*PROBLEM STATEMENT*:
Quote all lines below exactly. Images stay out.

*DATA PROVIDED*:
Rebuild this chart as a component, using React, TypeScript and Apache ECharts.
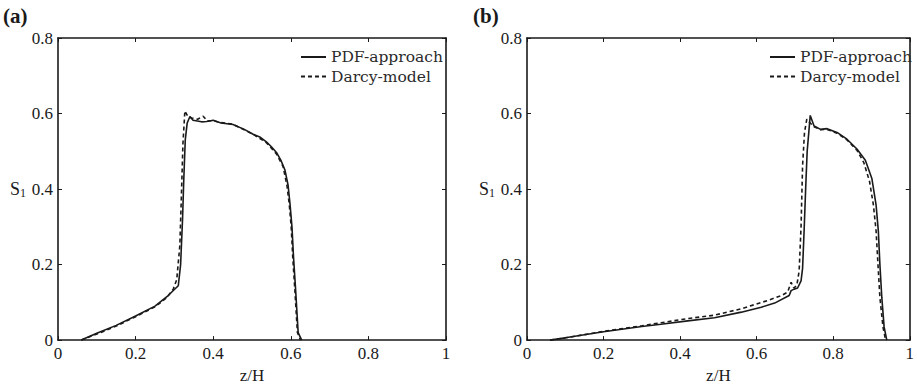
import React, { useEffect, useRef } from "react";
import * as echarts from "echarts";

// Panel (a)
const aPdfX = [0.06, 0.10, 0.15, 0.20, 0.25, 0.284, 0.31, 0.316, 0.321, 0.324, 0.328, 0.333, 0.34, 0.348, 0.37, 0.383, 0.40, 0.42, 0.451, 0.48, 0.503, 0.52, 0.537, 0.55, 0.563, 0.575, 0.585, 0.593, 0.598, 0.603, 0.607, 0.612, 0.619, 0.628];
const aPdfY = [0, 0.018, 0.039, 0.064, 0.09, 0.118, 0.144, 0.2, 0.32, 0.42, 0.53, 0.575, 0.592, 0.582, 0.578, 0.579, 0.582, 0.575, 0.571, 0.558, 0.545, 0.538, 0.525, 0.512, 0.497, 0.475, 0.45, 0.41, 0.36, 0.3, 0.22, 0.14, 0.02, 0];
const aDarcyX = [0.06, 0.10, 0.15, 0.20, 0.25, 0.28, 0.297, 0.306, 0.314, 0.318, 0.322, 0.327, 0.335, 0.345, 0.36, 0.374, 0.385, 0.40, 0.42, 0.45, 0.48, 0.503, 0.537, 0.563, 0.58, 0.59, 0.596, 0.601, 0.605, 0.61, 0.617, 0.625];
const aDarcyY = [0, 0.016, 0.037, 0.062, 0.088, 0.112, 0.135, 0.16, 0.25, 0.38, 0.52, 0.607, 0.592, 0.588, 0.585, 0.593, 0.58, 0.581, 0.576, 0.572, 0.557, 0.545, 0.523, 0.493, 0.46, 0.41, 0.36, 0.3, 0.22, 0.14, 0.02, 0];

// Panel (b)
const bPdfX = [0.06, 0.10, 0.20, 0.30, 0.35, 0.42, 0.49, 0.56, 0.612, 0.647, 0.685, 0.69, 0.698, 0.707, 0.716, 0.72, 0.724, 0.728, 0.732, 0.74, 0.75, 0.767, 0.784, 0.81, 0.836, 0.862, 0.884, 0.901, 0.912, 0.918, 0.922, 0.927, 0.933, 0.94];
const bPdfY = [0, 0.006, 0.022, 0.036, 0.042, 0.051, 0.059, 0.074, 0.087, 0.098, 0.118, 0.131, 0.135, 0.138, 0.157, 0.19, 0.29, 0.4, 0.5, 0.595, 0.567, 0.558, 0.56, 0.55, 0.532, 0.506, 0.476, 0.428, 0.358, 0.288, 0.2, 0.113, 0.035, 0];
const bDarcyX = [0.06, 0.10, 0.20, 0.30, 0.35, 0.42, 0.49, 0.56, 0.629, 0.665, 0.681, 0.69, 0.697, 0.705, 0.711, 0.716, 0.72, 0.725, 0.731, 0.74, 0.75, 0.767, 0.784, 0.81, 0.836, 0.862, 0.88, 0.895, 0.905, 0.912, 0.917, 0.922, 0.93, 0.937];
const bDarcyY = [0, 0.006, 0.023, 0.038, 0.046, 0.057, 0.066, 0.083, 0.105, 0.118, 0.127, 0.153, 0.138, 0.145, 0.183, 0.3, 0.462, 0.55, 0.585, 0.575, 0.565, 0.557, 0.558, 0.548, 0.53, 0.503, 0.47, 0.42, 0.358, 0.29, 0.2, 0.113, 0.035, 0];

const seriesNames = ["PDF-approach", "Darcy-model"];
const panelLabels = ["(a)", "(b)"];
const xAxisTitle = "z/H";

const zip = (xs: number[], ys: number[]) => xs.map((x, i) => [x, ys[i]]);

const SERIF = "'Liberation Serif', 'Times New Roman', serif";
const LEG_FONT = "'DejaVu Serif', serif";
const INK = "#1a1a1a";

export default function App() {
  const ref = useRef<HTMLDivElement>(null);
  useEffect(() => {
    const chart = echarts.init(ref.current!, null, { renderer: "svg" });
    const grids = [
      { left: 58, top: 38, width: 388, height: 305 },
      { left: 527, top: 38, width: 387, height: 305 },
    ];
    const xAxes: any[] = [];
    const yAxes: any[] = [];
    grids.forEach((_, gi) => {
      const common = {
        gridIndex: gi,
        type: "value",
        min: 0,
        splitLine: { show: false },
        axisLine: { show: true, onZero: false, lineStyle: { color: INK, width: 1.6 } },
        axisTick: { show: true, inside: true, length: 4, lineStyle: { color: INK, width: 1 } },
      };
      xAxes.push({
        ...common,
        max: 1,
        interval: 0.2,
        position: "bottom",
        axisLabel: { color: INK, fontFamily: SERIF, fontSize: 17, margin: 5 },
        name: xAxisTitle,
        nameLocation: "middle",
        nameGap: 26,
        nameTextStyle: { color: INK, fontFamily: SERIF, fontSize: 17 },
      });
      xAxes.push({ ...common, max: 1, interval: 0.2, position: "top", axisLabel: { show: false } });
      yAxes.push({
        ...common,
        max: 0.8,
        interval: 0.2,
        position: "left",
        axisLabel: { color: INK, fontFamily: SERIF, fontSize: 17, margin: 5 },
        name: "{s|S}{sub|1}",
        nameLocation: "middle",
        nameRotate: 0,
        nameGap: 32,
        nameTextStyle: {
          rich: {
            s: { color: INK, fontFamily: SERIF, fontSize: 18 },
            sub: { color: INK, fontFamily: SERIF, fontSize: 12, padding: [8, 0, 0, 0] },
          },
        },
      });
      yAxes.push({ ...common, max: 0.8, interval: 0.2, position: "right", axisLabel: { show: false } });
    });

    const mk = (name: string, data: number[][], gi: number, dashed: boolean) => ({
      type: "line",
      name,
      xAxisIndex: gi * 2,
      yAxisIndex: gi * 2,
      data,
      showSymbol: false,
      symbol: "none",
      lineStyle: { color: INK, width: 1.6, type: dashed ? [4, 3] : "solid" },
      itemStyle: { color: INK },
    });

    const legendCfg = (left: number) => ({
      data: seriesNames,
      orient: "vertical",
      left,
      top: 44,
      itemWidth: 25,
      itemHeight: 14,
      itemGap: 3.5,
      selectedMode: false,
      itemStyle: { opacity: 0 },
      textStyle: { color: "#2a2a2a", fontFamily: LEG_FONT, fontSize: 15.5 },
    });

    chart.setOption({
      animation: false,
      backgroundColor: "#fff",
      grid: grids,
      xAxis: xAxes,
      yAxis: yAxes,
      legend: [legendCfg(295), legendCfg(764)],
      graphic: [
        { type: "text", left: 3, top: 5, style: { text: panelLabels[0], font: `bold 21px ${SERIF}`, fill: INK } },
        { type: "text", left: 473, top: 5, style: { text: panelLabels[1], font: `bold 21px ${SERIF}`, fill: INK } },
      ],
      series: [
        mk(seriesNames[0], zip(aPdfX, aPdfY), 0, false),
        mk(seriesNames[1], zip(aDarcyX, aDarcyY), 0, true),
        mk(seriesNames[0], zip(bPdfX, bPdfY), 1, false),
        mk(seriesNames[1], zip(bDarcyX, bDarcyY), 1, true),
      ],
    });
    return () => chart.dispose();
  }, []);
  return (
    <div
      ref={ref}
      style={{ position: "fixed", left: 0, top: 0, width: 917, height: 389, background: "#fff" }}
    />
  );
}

*PROBLEM SOLUTION*:
Rebuild this chart as a component, using React, TypeScript and Apache ECharts.
import React, { useEffect, useRef } from "react";
import * as echarts from "echarts";

// Panel (a)
const aPdfX = [0.06, 0.10, 0.15, 0.20, 0.25, 0.284, 0.31, 0.316, 0.321, 0.324, 0.328, 0.333, 0.34, 0.348, 0.37, 0.383, 0.40, 0.42, 0.451, 0.48, 0.503, 0.52, 0.537, 0.55, 0.563, 0.575, 0.585, 0.593, 0.598, 0.603, 0.607, 0.612, 0.619, 0.628];
const aPdfY = [0, 0.018, 0.039, 0.064, 0.09, 0.118, 0.144, 0.2, 0.32, 0.42, 0.53, 0.575, 0.592, 0.582, 0.578, 0.579, 0.582, 0.575, 0.571, 0.558, 0.545, 0.538, 0.525, 0.512, 0.497, 0.475, 0.45, 0.41, 0.36, 0.3, 0.22, 0.14, 0.02, 0];
const aDarcyX = [0.06, 0.10, 0.15, 0.20, 0.25, 0.28, 0.297, 0.306, 0.314, 0.318, 0.322, 0.327, 0.335, 0.345, 0.36, 0.374, 0.385, 0.40, 0.42, 0.45, 0.48, 0.503, 0.537, 0.563, 0.58, 0.59, 0.596, 0.601, 0.605, 0.61, 0.617, 0.625];
const aDarcyY = [0, 0.016, 0.037, 0.062, 0.088, 0.112, 0.135, 0.16, 0.25, 0.38, 0.52, 0.607, 0.592, 0.588, 0.585, 0.593, 0.58, 0.581, 0.576, 0.572, 0.557, 0.545, 0.523, 0.493, 0.46, 0.41, 0.36, 0.3, 0.22, 0.14, 0.02, 0];

// Panel (b)
const bPdfX = [0.06, 0.10, 0.20, 0.30, 0.35, 0.42, 0.49, 0.56, 0.612, 0.647, 0.685, 0.69, 0.698, 0.707, 0.716, 0.72, 0.724, 0.728, 0.732, 0.74, 0.75, 0.767, 0.784, 0.81, 0.836, 0.862, 0.884, 0.901, 0.912, 0.918, 0.922, 0.927, 0.933, 0.94];
const bPdfY = [0, 0.006, 0.022, 0.036, 0.042, 0.051, 0.059, 0.074, 0.087, 0.098, 0.118, 0.131, 0.135, 0.138, 0.157, 0.19, 0.29, 0.4, 0.5, 0.595, 0.567, 0.558, 0.56, 0.55, 0.532, 0.506, 0.476, 0.428, 0.358, 0.288, 0.2, 0.113, 0.035, 0];
const bDarcyX = [0.06, 0.10, 0.20, 0.30, 0.35, 0.42, 0.49, 0.56, 0.629, 0.665, 0.681, 0.69, 0.697, 0.705, 0.711, 0.716, 0.72, 0.725, 0.731, 0.74, 0.75, 0.767, 0.784, 0.81, 0.836, 0.862, 0.88, 0.895, 0.905, 0.912, 0.917, 0.922, 0.93, 0.937];
const bDarcyY = [0, 0.006, 0.023, 0.038, 0.046, 0.057, 0.066, 0.083, 0.105, 0.118, 0.127, 0.153, 0.138, 0.145, 0.183, 0.3, 0.462, 0.55, 0.585, 0.575, 0.565, 0.557, 0.558, 0.548, 0.53, 0.503, 0.47, 0.42, 0.358, 0.29, 0.2, 0.113, 0.035, 0];

const seriesNames = ["PDF-approach", "Darcy-model"];
const panelLabels = ["(a)", "(b)"];
const xAxisTitle = "z/H";

const zip = (xs: number[], ys: number[]) => xs.map((x, i) => [x, ys[i]]);

const SERIF = "'Liberation Serif', 'Times New Roman', serif";
const LEG_FONT = "'DejaVu Serif', serif";
const INK = "#1a1a1a";

export default function App() {
  const ref = useRef<HTMLDivElement>(null);
  useEffect(() => {
    const chart = echarts.init(ref.current!, null, { renderer: "svg" });
    const grids = [
      { left: 58, top: 38, width: 388, height: 305 },
      { left: 527, top: 38, width: 387, height: 305 },
    ];
    const xAxes: any[] = [];
    const yAxes: any[] = [];
    grids.forEach((_, gi) => {
      const common = {
        gridIndex: gi,
        type: "value",
        min: 0,
        splitLine: { show: false },
        axisLine: { show: true, onZero: false, lineStyle: { color: INK, width: 1.6 } },
        axisTick: { show: true, inside: true, length: 4, lineStyle: { color: INK, width: 1 } },
      };
      xAxes.push({
        ...common,
        max: 1,
        interval: 0.2,
        position: "bottom",
        axisLabel: { color: INK, fontFamily: SERIF, fontSize: 17, margin: 5 },
        name: xAxisTitle,
        nameLocation: "middle",
        nameGap: 26,
        nameTextStyle: { color: INK, fontFamily: SERIF, fontSize: 17 },
      });
      xAxes.push({ ...common, max: 1, interval: 0.2, position: "top", axisLabel: { show: false } });
      yAxes.push({
        ...common,
        max: 0.8,
        interval: 0.2,
        position: "left",
        axisLabel: { color: INK, fontFamily: SERIF, fontSize: 17, margin: 5 },
        name: "{s|S}{sub|1}",
        nameLocation: "middle",
        nameRotate: 0,
        nameGap: 32,
        nameTextStyle: {
          rich: {
            s: { color: INK, fontFamily: SERIF, fontSize: 18 },
            sub: { color: INK, fontFamily: SERIF, fontSize: 12, padding: [8, 0, 0, 0] },
          },
        },
      });
      yAxes.push({ ...common, max: 0.8, interval: 0.2, position: "right", axisLabel: { show: false } });
    });

    const mk = (name: string, data: number[][], gi: number, dashed: boolean) => ({
      type: "line",
      name,
      xAxisIndex: gi * 2,
      yAxisIndex: gi * 2,
      data,
      showSymbol: false,
      symbol: "none",
      lineStyle: { color: INK, width: 1.6, type: dashed ? [4, 3] : "solid" },
      itemStyle: { color: INK },
    });

    const legendCfg = (left: number) => ({
      data: seriesNames,
      orient: "vertical",
      left,
      top: 44,
      itemWidth: 25,
      itemHeight: 14,
      itemGap: 3.5,
      selectedMode: false,
      itemStyle: { opacity: 0 },
      textStyle: { color: "#2a2a2a", fontFamily: LEG_FONT, fontSize: 15.5 },
    });

    chart.setOption({
      animation: false,
      backgroundColor: "#fff",
      grid: grids,
      xAxis: xAxes,
      yAxis: yAxes,
      legend: [legendCfg(295), legendCfg(764)],
      graphic: [
        { type: "text", left: 3, top: 5, style: { text: panelLabels[0], font: `bold 21px ${SERIF}`, fill: INK } },
        { type: "text", left: 473, top: 5, style: { text: panelLabels[1], font: `bold 21px ${SERIF}`, fill: INK } },
      ],
      series: [
        mk(seriesNames[0], zip(aPdfX, aPdfY), 0, false),
        mk(seriesNames[1], zip(aDarcyX, aDarcyY), 0, true),
        mk(seriesNames[0], zip(bPdfX, bPdfY), 1, false),
        mk(seriesNames[1], zip(bDarcyX, bDarcyY), 1, true),
      ],
    });
    return () => chart.dispose();
  }, []);
  return (
    <div
      ref={ref}
      style={{ position: "fixed", left: 0, top: 0, width: 917, height: 389, background: "#fff" }}
    />
  );
}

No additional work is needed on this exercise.